While all clothing stores are meeting customer expectations, there is little differentiation and none are raising the bar on superior customer experiences. As consumers increasingly look for value, quality and ease of shopping as economic conditions bite, even seemingly luxury brands riding on a ‘quality’ ticket are finding that customers increasingly question the link between perceived quality and perceived value, and whether the pay-off justifies it.

“Dreary results have been coming through from South Africa’s major listed clothing stores as local market conditions, increasing competition from international brands and rapidly changing consumer preferences culminate to bite into their bottom line. Edgars has been through the mill in recent months in terms of its dire financial position, while Woolworths has taken a number of big reputational hits in the court of public opinion with regard to alleged copyright infringements with small businesses. It is likely that these highly publicised events also played a role in how consumers relate to the brands and there is much work needed to restore the trust deficit,” explains SA-csi Founder and Chairperson, Professor Adré Schreuder.

“While the retail industry is highly competitive and increasingly international, we’re simply not seeing the much-needed ‘real innovation’ for these brands to compete and differentiate against globalisation and changing consumer habits and preferences. There is clearly a dearth of innovation within the industry and very little is being done to address and create superior customer experiences. There is a level of ‘sameness’ across stores, layouts, experiences, service, offerings and locations. Fashion retail has been slow and disjointed in creating true multichannel, surround-sound customer experiences. Much of what is touted as being ‘innovation’ – developing products or processes that are entirely new – is in fact simply ‘iteration’ – the repetition of a process with small incremental changes, along a known path.Innovation and iteration are patently not the same thing, and the industry is desperately in need of the former,” says Professor Schreuder.

On the local front, consumer spending is under tremendous constraints while GDP growth is on the skids. The expectations that consumer confidence would pick up again post elections has not materialised in an increasingly uncertain political and economic environment.

“Anecdotally, it has been interesting to note that even consumers in higher income brackets who are less exposed to financial knocks are questioning the link between perceived value and quality, and whether the price paid justifies it.
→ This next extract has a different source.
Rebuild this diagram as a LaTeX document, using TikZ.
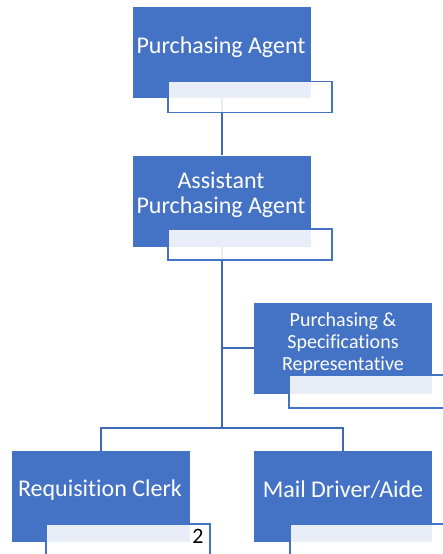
\documentclass[tikz,border=0pt]{standalone}
\usepackage{fontspec}
\setmainfont{Carlito}[Ligatures=NoCommon]
\definecolor{obl}{HTML}{4472C4}
\definecolor{lnk}{HTML}{3F69B5}
\begin{document}
\begin{tikzpicture}[x=1pt,y=-1pt,
  bluebox/.style={fill=obl, draw=none, minimum width=178pt, minimum height=91pt, inner sep=0pt},
  subbox/.style={fill=white, fill opacity=0.88, draw=obl, draw opacity=1, line width=1.6pt, minimum width=164pt, minimum height=31pt, inner sep=0pt, anchor=north west},
  lbl/.style={text=white, font=\fontsize{24}{25.5}\selectfont, align=center, inner sep=0pt},
  slbl/.style={text=white, font=\fontsize{20}{22}\selectfont, align=center, inner sep=0pt},
  conn/.style={draw=lnk, line width=2pt}]
\useasboundingbox (0,0) rectangle (443,554);
\clip (0,0) rectangle (443,554);
% boxes (positions)
\coordinate (pac) at (222,52.5);
\coordinate (apac) at (222,201);
\coordinate (psrc) at (343,348);
\coordinate (rcc) at (100.5,496.5);
\coordinate (mdc) at (343,496.5);
% connectors first
\node[bluebox, fill=none] (pa) at (pac) {};
\node[bluebox, fill=none] (apa) at (apac) {};
\node[bluebox, fill=none] (psr) at (psrc) {};
\node[bluebox, fill=none] (rc) at (rcc) {};
\node[bluebox, fill=none] (md) at (mdc) {};
\coordinate (bus) at (apa.south |- 0,428);
\draw[conn] (pa.south) -- (apa.north);
\draw[conn] (apa.south) -- (bus);
\draw[conn] (apa.south |- psr.west) -- (psr.west);
\draw[conn] (rc.north) |- (bus) -| (md.north);
% blue boxes
\node[bluebox] (pab) at (pac) {};
\node[bluebox] (apab) at (apac) {};
\node[bluebox] (psrb) at (psrc) {};
\node[bluebox] (rcb) at (rcc) {};
\node[bluebox] (mdb) at (mdc) {};
% sub boxes
\node[subbox] (pas) at (167,80.5) {};
\node[subbox] (apas) at (167,228) {};
\node[subbox, minimum height=33pt] (psrs) at (288,374) {};
\node[subbox] (rcs) at (45,523) {};
\node[subbox] (mds) at (289,523) {};
% labels
\node[lbl] (pat) at (221,47) {Purchasing Agent};
\node[lbl] (apat) at (221,195) {Assistant\\Purchasing Agent};
\node[slbl] (psrt) at (343,343) {Purchasing \&\\Specifications\\Representative};
\node[lbl] (rct) at (100,490) {Requisition Clerk};
\node[lbl] (mdt) at (343,490) {Mail Driver/Aide};
\node[text=black, font=\fontsize{22}{25}\selectfont, inner sep=0pt] (two) at (198,536.5) {2};
\end{tikzpicture}
\end{document}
Clothing retailers will need to invest in understanding how the current socio-economic and technological environments impact consumer behaviour, and how they will create exceptional shopping experiences for their customers,” adds Professor Schreuder.

Key take-outs from the SA-csi for clothing stores:

Customer Expectations and Perceived Quality

· Although Truworths and Woolworths did not meet customer expectations , they performed above industry on customer expectations, with scores which have also increased in 2018 compared with previous years.
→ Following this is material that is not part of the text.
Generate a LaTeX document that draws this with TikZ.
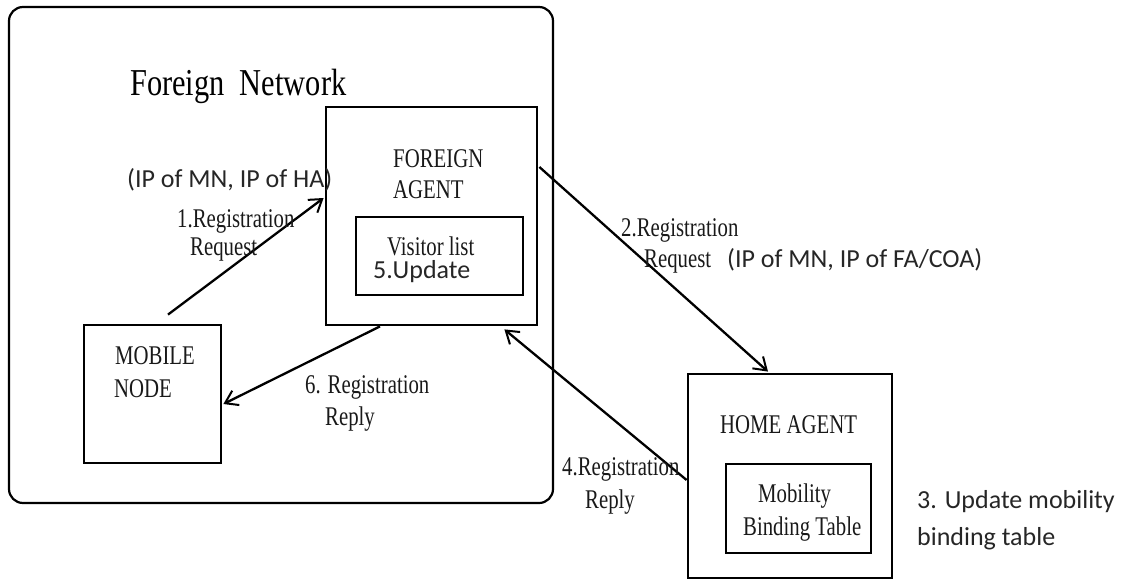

· Woolworths has a negative – albeit negligible – gap between customer expectations (84.4) and perceived quality (84.3) – the risk exists that customers experience a mismatch between their expectations and quality received.

· While customer expectations for Ackermans and Pep are both on par, both brands have significantly higher perceived quality scores which means that they are exceeding customer expectations by a healthy margin.
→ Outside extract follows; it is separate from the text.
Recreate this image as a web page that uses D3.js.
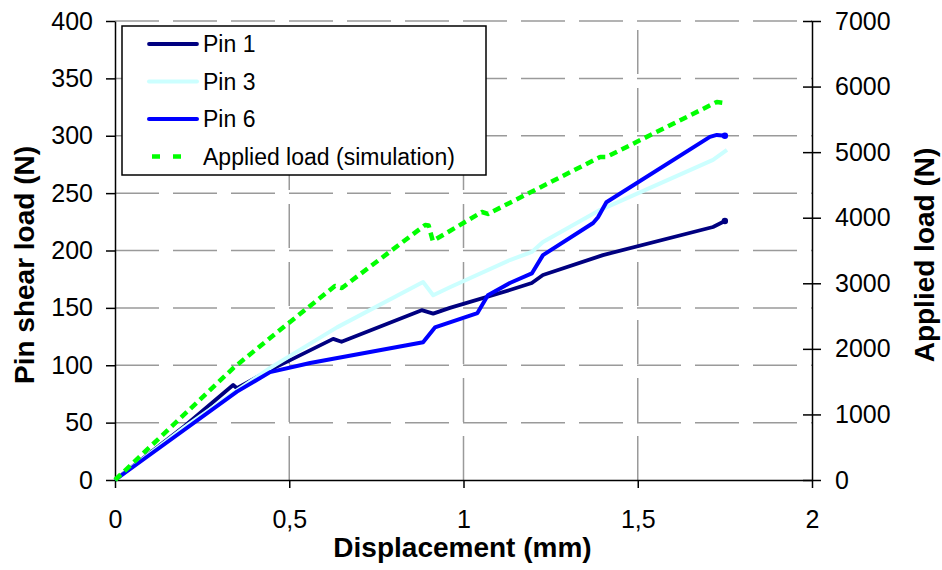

· Edgars and Mr. Price are performing below par on perceived quality.

Perceived Value

· Perceived value measures how much value customers feel they receive for the price paid against the quality of the experience.

· Ackermans and Pep Stores are the leaders in perceived value, although Pep had a decrease in perceived value score of 2.5 index points from the previous study. However, customers still perceive Pep Stores’ quality to exceed the price.

· Woolworths scored below par on perceived value with a very large -7.8 index point gap where customers feel that the price paid is not justified by the quality and experience they receive. Woolworths struggles with this aspect of its value proposition and is driving the perception of being the most expensive brand.

· Edgars scored below par and the lowest when it comes to value.

Complaints handling and Resolution

· When it comes to problems experienced and complaints handling, Pep comes out top when dealing with complaints (72.9) and resolving them.

· Edgars has the highest incidence of complaints (10.4%) as well as the lowest complaint handling score. Edgars customers key complaints were around poor service, account issues and unavailable items.


· Across the industry, loyalty has shown a big decline from 77.2% in the previous index compared with 73.8% in 2018. This indicates that customers are more likely to switch brands as they have a lower price tolerance. These customers are the soft target for new competitors, especially from international entrants.

· All brands have declined in customer loyalty scores compared with the previous index – Edgars’ Loyalty score has dropped by a marked 6.2% from 2015 and its customers are also the least price tolerant, supported by its below par score on perceived value.

Net Promoter Score

· Net Promoter Score measures the likelihood of a person recommending a brand. Ackermans and Pep outperform the industry par (35.6%) with NPS scores of 47.1% and 46.2% respectively.

· Edgars scored the lowest on NPS with 17% of customers likely to recommend the brand. Edgars also has the highest percentage of brand detractors at 26%.

· Woolworths shows a massive -16.9% decline in NPS score compared with the 2015, dropping from 54% in 2015 to 37.1%.

As a strategic tool for gauging the competitiveness of individual firms and predicting future profitability, an organisation’s customer satisfaction performance, as measured by the SA-csi methodology, provides a predictive indication of how well the firm will perform in terms of future revenue and earnings growth. Founded by marketing research doyen and customer satisfaction expert, Prof. Adré Schreuder, and supported by both academia and industry, the SA-csi is the first independent, comprehensive national customer satisfaction index with international comparability in South Africa and has collected data from more than 400 000 consumers since its inception in 2012. It produces scientifically robust and independent customer satisfaction benchmarks for a multitude of companies, industries and economic sectors, which together represent a broad swath of the South African national economy. The SA-csi forms part of a global network of research groups, quality associations and universities that have adopted the methodology of the American Customer Satisfaction Index (ACSI) via its international licensing program called Global CSISM.